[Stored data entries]
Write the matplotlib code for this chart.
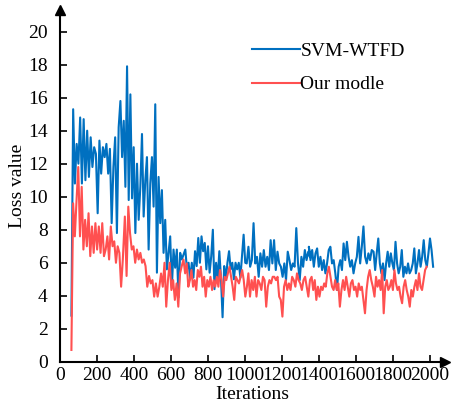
import numpy as np
import matplotlib
matplotlib.use('Agg')
import matplotlib.pyplot as plt

plt.rcParams['font.family'] = 'Liberation Serif'

# SVM-WTFD loss in six stretches of iterations
svm_spans = [(61, 326), (335, 658), (677, 1001), (1009, 1351),
             (1345, 1685), (1695, 2017)]
svm_loss_1 = [2.8, 15.3, 10.8, 13.2, 12.0, 14.8, 10.8, 14.7, 11.0, 14.0,
              11.2, 13.6, 11.8, 13.0, 12.6, 9.0, 13.4, 11.4, 13.0, 12.4,
              13.2, 11.4, 12.9, 8.4, 11.8, 13.6, 7.8, 14.2, 15.8]
svm_loss_2 = [12.4, 14.6, 10.6, 17.9, 9.8, 16.2, 9.9, 13.0, 7.8, 12.0, 8.6,
              10.6, 13.8, 8.8, 11.0, 12.4, 6.8, 10.8, 12.4, 9.4, 15.6, 5.4,
              11.2, 8.4, 10.4, 6.6, 8.6, 5.6, 6.6, 7.6, 4.5, 6.8, 5.7, 6.8,
              3.9, 6.6, 6.2]
svm_loss_3 = [6.8, 5.6, 6.0, 5.0, 6.0, 5.1, 6.7, 5.8, 7.5, 6.0, 7.6, 6.7,
              7.2, 5.6, 7.0, 5.4, 6.4, 8.0, 4.4, 6.0, 5.0, 6.7, 5.1, 2.7,
              5.8, 5.0, 6.0, 6.7, 5.6, 6.0, 5.0, 6.0, 5.6, 6.0, 5.1, 6.4,
              7.7, 6.0]
svm_loss_4 = [5.96, 6.97, 5.76, 6.16, 8.4, 5.96, 6.36, 5.15, 6.57, 5.76,
              6.77, 5.76, 6.36, 5.56, 7.37, 5.96, 7.37, 5.56, 6.67, 5.96,
              5.76, 5.15, 5.96, 4.95, 6.67, 6.16, 5.56, 5.96, 5.76, 8.1,
              5.96, 4.95, 6.36, 5.76, 6.77, 6.16, 6.67, 6.36]
svm_loss_5 = [6.97, 6.16, 6.77, 5.76, 6.57, 6.87, 5.76, 6.36, 5.56, 6.16,
              5.36, 5.96, 6.77, 6.97, 5.96, 6.16, 5.36, 4.35, 5.76, 6.16,
              5.56, 7.17, 6.16, 7.27, 6.36, 5.76, 6.16, 5.36, 5.96, 6.36,
              7.57, 5.96, 6.97, 8.2, 6.36, 5.96, 6.57, 6.16, 6.77]
svm_loss_6 = [6.67, 5.56, 6.57, 7.47, 5.96, 5.36, 5.96, 4.95, 5.96, 6.67,
              5.76, 6.57, 5.96, 5.56, 7.27, 5.96, 5.36, 5.76, 6.77, 5.15,
              5.76, 5.36, 5.96, 5.36, 5.56, 5.96, 6.87, 5.36, 5.96, 6.77,
              5.76, 6.36, 7.37, 6.16, 5.76, 6.57, 7.47, 6.77, 5.76]

# Our model loss
our_spans = [(61, 339), (350, 667), (676, 1010), (1018, 1351),
             (1360, 1691), (1700, 1982)]
our_loss_1 = [0.72, 9.6, 7.6, 9.8, 11.8, 7.6, 10.6, 6.8, 8.6, 7.0, 9.0,
              6.4, 8.2, 6.6, 8.4, 6.8, 8.2, 6.6, 8.4, 6.4, 6.8, 7.6, 6.2,
              8.2, 7.0, 7.3, 6.0, 7.0, 6.6, 4.55, 6.2]
our_loss_2 = [8.8, 5.2, 9.4, 7.8, 6.8, 7.0, 6.0, 6.8, 6.2, 6.6, 6.0, 6.2,
              5.8, 4.55, 5.2, 4.75, 4.95, 3.95, 4.75, 3.95, 4.55, 5.35,
              4.55, 6.0, 3.34, 4.95, 6.0, 4.35, 4.95, 3.75, 4.75, 3.34,
              5.35, 5.8, 6.2]
our_loss_3 = [5.36, 5.96, 4.55, 4.95, 5.56, 4.55, 4.95, 4.35, 5.56, 5.15,
              5.76, 4.55, 5.15, 3.95, 4.95, 4.55, 5.15, 4.35, 4.95, 4.55,
              5.15, 4.55, 5.56, 4.95, 3.95, 5.15, 4.95, 5.36, 5.76, 5.15,
              4.55, 3.75, 5.15, 4.95, 4.75, 5.15, 5.56, 4.95, 3.95, 4.55]
our_loss_4 = [5.36, 3.95, 4.95, 4.35, 5.15, 3.95, 4.95, 4.75, 4.35, 5.15,
              4.95, 3.34, 4.55, 4.95, 4.75, 5.15, 5.15, 4.95, 5.15, 3.95,
              3.75, 2.74, 4.55, 4.95, 4.35, 4.75, 4.35, 5.15, 4.95, 4.55,
              5.36, 4.95, 4.75, 4.35, 4.95, 5.15, 4.55, 3.95, 4.95]
our_loss_5 = [5.15, 4.35, 4.95, 3.75, 4.55, 3.95, 4.55, 4.35, 4.75, 4.55,
              5.36, 5.76, 5.15, 4.55, 4.35, 4.95, 4.35, 4.75, 3.34, 4.35,
              4.95, 4.35, 5.15, 4.55, 3.95, 4.75, 4.95, 4.35, 4.55, 3.95,
              4.75, 4.35, 4.55, 3.75, 2.94, 4.35, 5.15, 5.56, 4.95, 4.55]
our_loss_6 = [3.95, 5.15, 4.55, 4.95, 4.35, 5.56, 2.94, 4.55, 4.95, 4.35,
              4.55, 4.95, 4.35, 5.56, 4.75, 4.35, 4.55, 3.95, 3.55, 4.55,
              4.95, 4.35, 3.95, 3.34, 4.35, 3.95, 4.55, 4.95, 4.35, 5.36,
              4.55, 4.35, 4.95, 5.56, 5.76]

x_ticks = list(range(0, 2001, 200))
y_ticks = list(range(0, 21, 2))


def join(spans, parts):
    xs, ys = [], []
    for (a, b), vals in zip(spans, parts):
        xs.extend(np.linspace(a, b, len(vals)))
        ys.extend(vals)
    return xs, ys


svm_x, svm_y = join(svm_spans, [svm_loss_1, svm_loss_2, svm_loss_3,
                                svm_loss_4, svm_loss_5, svm_loss_6])
our_x, our_y = join(our_spans, [our_loss_1, our_loss_2, our_loss_3,
                                our_loss_4, our_loss_5, our_loss_6])

fig = plt.figure(figsize=(4.59, 4.07), dpi=100)
ax = fig.add_axes([0.131, 0.111, 0.838, 0.864])

ax.plot(svm_x, svm_y, color='#0070C0', lw=1.5, label='SVM-WTFD')
ax.plot(our_x, our_y, color='#FF5050', lw=1.5, label='Our modle')

ax.set_xlim(0, 2080)
ax.set_ylim(0, 21.3)
ax.set_xticks(x_ticks)
ax.set_yticks(y_ticks)
ax.tick_params(direction='in', length=5, width=1.2, labelsize=14)
ax.tick_params(axis='y', pad=9)
ax.tick_params(axis='x', pad=4)
for s in ['top', 'right']:
    ax.spines[s].set_visible(False)
for s in ['left', 'bottom']:
    ax.spines[s].set_linewidth(1.5)

# arrow heads on the axes
ax.plot(1, 0, '>k', ms=7, transform=ax.transAxes, clip_on=False)
ax.plot(0, 1, '^k', ms=7, transform=ax.transAxes, clip_on=False)

ax.set_xlabel('Iterations', fontsize=14, labelpad=1)
ax.set_ylabel('Loss value', fontsize=14, labelpad=1)

ax.legend(loc='upper left', bbox_to_anchor=(0.478, 0.93), frameon=False,
          fontsize=14, handlelength=2.5, handletextpad=0.0,
          labelspacing=0.8, borderaxespad=0)

fig.savefig('out.png', dpi=100)
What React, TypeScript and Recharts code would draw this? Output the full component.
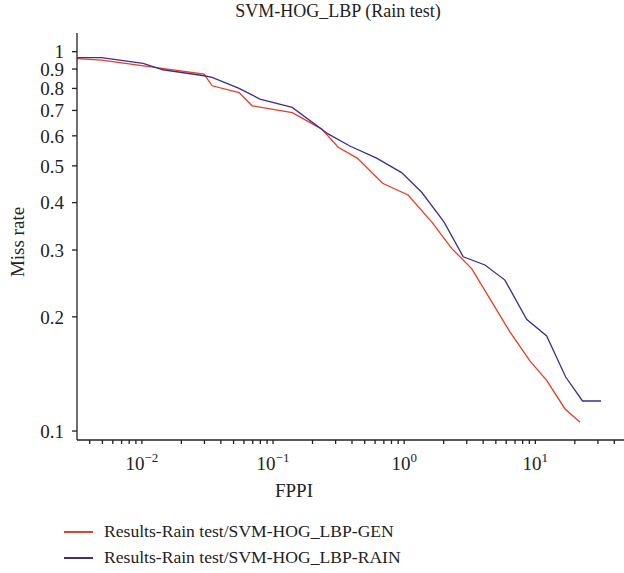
import { Line, LineChart, XAxis, YAxis } from "recharts";

const genFppi = [0.00321, 0.00492, 0.0298, 0.0343, 0.0551, 0.0693, 0.14, 0.234, 0.314, 0.438, 0.684, 1.07, 1.62, 2.3, 3.27, 6.4, 9.09, 12.2, 16.8, 21.9];
const genMiss = [0.959, 0.95, 0.873, 0.813, 0.78, 0.72, 0.691, 0.626, 0.56, 0.524, 0.45, 0.419, 0.356, 0.303, 0.268, 0.1825, 0.153, 0.136, 0.1145, 0.1055];

const rainFppi = [0.00321, 0.00492, 0.0102, 0.0145, 0.0298, 0.0343, 0.0551, 0.0793, 0.14, 0.263, 0.385, 0.616, 0.955, 1.36, 2.01, 2.82, 4.13, 5.86, 8.58, 12.2, 17.0, 22.9, 31.7];
const rainMiss = [0.965, 0.965, 0.931, 0.896, 0.864, 0.855, 0.8, 0.75, 0.713, 0.607, 0.564, 0.524, 0.48, 0.426, 0.356, 0.288, 0.274, 0.25, 0.197, 0.178, 0.139, 0.12, 0.12];

const xMajor = [0.01, 0.1, 1, 10];
const xMinor = [0.004, 0.005, 0.006, 0.007, 0.008, 0.009, 0.02, 0.03, 0.04, 0.05, 0.06, 0.07, 0.08, 0.09, 0.2, 0.3, 0.4, 0.5, 0.6, 0.7, 0.8, 0.9, 2, 3, 4, 5, 6, 7, 8, 9, 20, 30, 40];
const yTicks = [0.1, 0.2, 0.3, 0.4, 0.5, 0.6, 0.7, 0.8, 0.9, 1];

const genData = genFppi.map((x, i) => ({ x, y: genMiss[i] }));
const rainData = rainFppi.map((x, i) => ({ x, y: rainMiss[i] }));

const RED = "#EE3B24";
const BLUE = "#3B2E8F";
const INK = "#222";
const FONT = "'Liberation Serif', 'DejaVu Serif', serif";

function XTick(props: any) {
  const { x, y, payload } = props;
  const v = payload.value;
  if (!xMajor.includes(v)) return null;
  const exp = Math.round(Math.log10(v));
  return (
    <text x={x} y={y + 24} textAnchor="middle" fill={INK} fontSize={19} fontFamily={FONT}>
      10
      <tspan dy={-8} fontSize={13}>
        {exp < 0 ? "\u2212" + Math.abs(exp) : String(exp)}
      </tspan>
    </text>
  );
}

export default function App() {
  return (
    <div
      style={{
        position: "absolute",
        left: 0,
        top: 0,
        width: 624,
        height: 573,
        overflow: "hidden",
        fontFamily: FONT,
        color: INK,
      }}
    >
      <LineChart
        width={640}
        height={500}
        margin={{ top: 33, right: 13, left: 0, bottom: 0 }}
      >
        <XAxis
          dataKey="x"
          type="number"
          scale="log"
          domain={[0.0032, 50]}
          allowDataOverflow
          ticks={[...xMajor, ...xMinor].sort((a, b) => a - b)}
          tick={<XTick />}
          tickSize={4}
          interval={0}
          height={60}
          stroke={INK}
          strokeWidth={1.3}
        />
        <XAxis
          xAxisId="top"
          orientation="top"
          type="number"
          scale="log"
          domain={[0.0032, 50]}
          allowDataOverflow
          tick={false}
          tickLine={false}
          height={0}
          stroke={INK}
          strokeWidth={1.3}
        />
        <YAxis
          dataKey="y"
          type="number"
          scale="log"
          domain={[0.0947, 1.12]}
          allowDataOverflow
          ticks={yTicks}
          interval={0}
          tickSize={5}
          tickMargin={8}
          width={77}
          stroke={INK}
          strokeWidth={1.3}
          tick={{ fill: INK, fontSize: 19, fontFamily: FONT }}
          tickFormatter={(v: number) => (v === 1 ? "1" : v.toFixed(1))}
        />
        <Line
          data={genData}
          dataKey="y"
          type="linear"
          stroke={RED}
          strokeWidth={1.3}
          dot={false}
          isAnimationActive={false}
        />
        <Line
          data={rainData}
          dataKey="y"
          type="linear"
          stroke={BLUE}
          strokeWidth={1.3}
          dot={false}
          isAnimationActive={false}
        />
      </LineChart>

      <div style={{ position: "absolute", left: 338, top: 1, transform: "translateX(-50%)", fontSize: 18, whiteSpace: "nowrap" }}>
        SVM-HOG_LBP (Rain test)
      </div>
      <div
        style={{
          position: "absolute",
          left: 18,
          top: 242,
          transform: "translate(-50%, -50%) rotate(-90deg)",
          fontSize: 19,
          whiteSpace: "nowrap",
        }}
      >
        Miss rate
      </div>
      <div style={{ position: "absolute", left: 294, top: 480, transform: "translateX(-50%)", fontSize: 19 }}>
        FPPI
      </div>

      {[
        { name: "Results-Rain test/SVM-HOG_LBP-GEN", color: RED, top: 521 },
        { name: "Results-Rain test/SVM-HOG_LBP-RAIN", color: BLUE, top: 547 },
      ].map((s) => (
        <div key={s.name} style={{ position: "absolute", left: 64, top: s.top, display: "flex", alignItems: "center", whiteSpace: "nowrap" }}>
          <span style={{ display: "inline-block", width: 29, height: 2, background: s.color, marginRight: 11 }} />
          <span style={{ fontSize: 17.6 }}>{s.name}</span>
        </div>
      ))}
    </div>
  );
}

* Exercise prompt
Give back exactly the lines from the one containing "What React, TypeScript" to the one containing "LineChart, XAxis, YAxis", both included, and no pictures.

* Task output
What React, TypeScript and Recharts code would draw this? Output the full component.
import { Line, LineChart, XAxis, YAxis } from "recharts";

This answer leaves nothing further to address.